在消费者调用poll拉消息的时候,消费者会先检测当前是否需要执行分区再分配操作,如果需要则直接返回空的结果,这样在不超时的情况下,方法 KafkaConsumer#pollOnce 会立即被再次调用,从而开始对当前 topic 分区执行再分配,即调用 ConsumerCoordinator#poll 方法。
public boolean poll(Timer timer) {
maybeUpdateSubscriptionMetadata();
// 触发执行注册的监听 offset 提交完成的方法
invokeCompletedOffsetCommitCallbacks();
// 确保当前是 AUTO_TOPICS 或 AUTO_PATTERN(USER_ASSIGNED 不需要再平衡)订阅模式,
// 且目标 GroupCoordinator 节点可达,如果不可达,则会尝试寻找一个可用的节点
if (subscriptions.partitionsAutoAssigned()) {
if (protocol == null) {
throw new IllegalStateException("User configured " + ConsumerConfig.PARTITION_ASSIGNMENT_STRATEGY_CONFIG +
" to empty while trying to subscribe for group protocol to auto assign partitions");
}
// Always update the heartbeat last poll time so that the heartbeat thread does not leave the
// group proactively due to application inactivity even if (say) the coordinator cannot be found.
pollHeartbeat(timer.currentTimeMs());
if (coordinatorUnknown() && !ensureCoordinatorReady(timer)) {
return false;
}
// 需要执行再平衡
if (rejoinNeededOrPending()) {
// due to a race condition between the initial metadata fetch and the initial rebalance,
// we need to ensure that the metadata is fresh before joining initially. This ensures
// that we have matched the pattern against the cluster's topics at least once before joining.

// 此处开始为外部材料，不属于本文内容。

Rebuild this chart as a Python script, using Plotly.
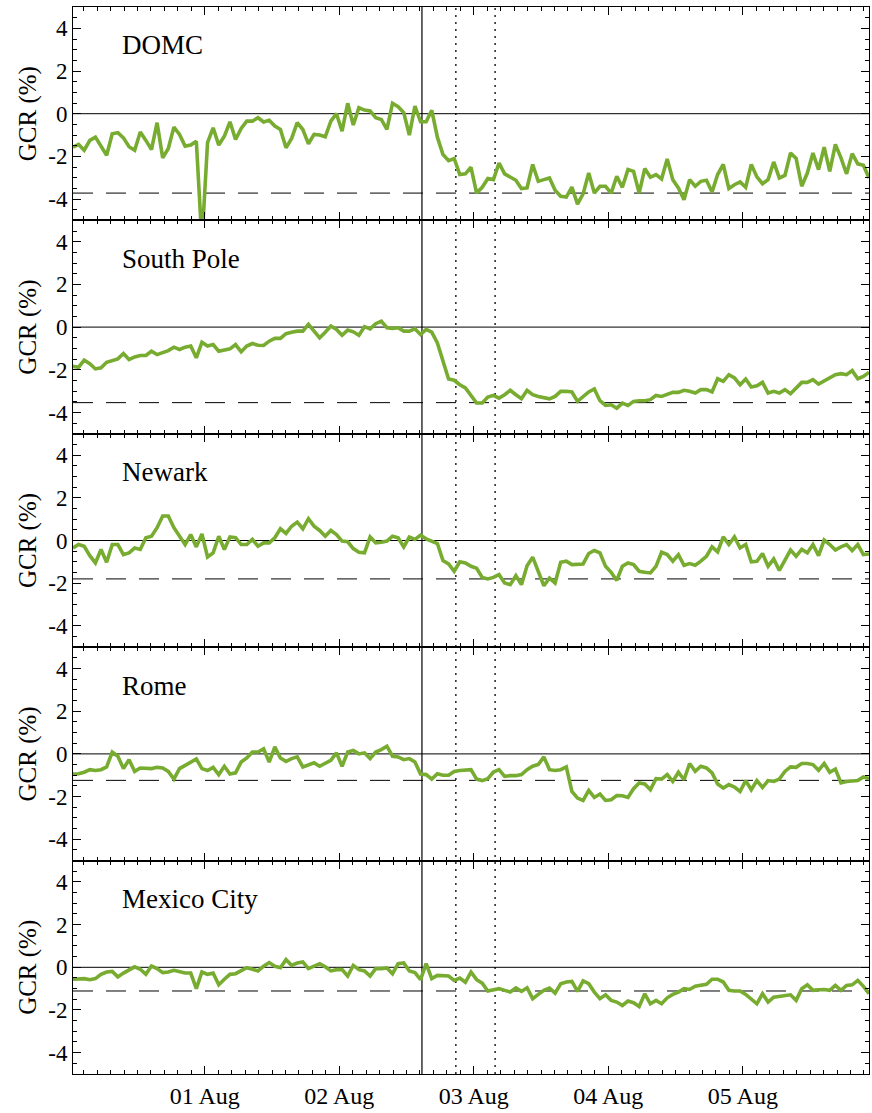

if (subscriptions.hasPatternSubscription()) {
// For consumer group that uses pattern-based subscription, after a topic is created,
// any consumer that discovers the topic after metadata refresh can trigger rebalance
// across the entire consumer group. Multiple rebalances can be triggered after one topic
// creation if consumers refresh metadata at vastly different times. We can significantly
// reduce the number of rebalances caused by single topic creation by asking consumer to
// refresh metadata before re-joining the group as long as the refresh backoff time has
// passed.
if (this.metadata.timeToAllowUpdate(timer.currentTimeMs()) == 0) {
this.metadata.requestUpdate();
}
if (!client.ensureFreshMetadata(timer)) {
return false;
}
maybeUpdateSubscriptionMetadata();
}
/*
* 1. 检查目标 GroupCoordinator 节点是否准备好接收请求
* 2. 启动心跳线程
* 3. 执行分区再分配操作
*/
// ensureActiveGroup 执行具体的分区再分配操作
if (!ensureActiveGroup(timer)) {
return false;
}
}
} else {
// For manually assigned partitions, if there are no ready nodes, await metadata.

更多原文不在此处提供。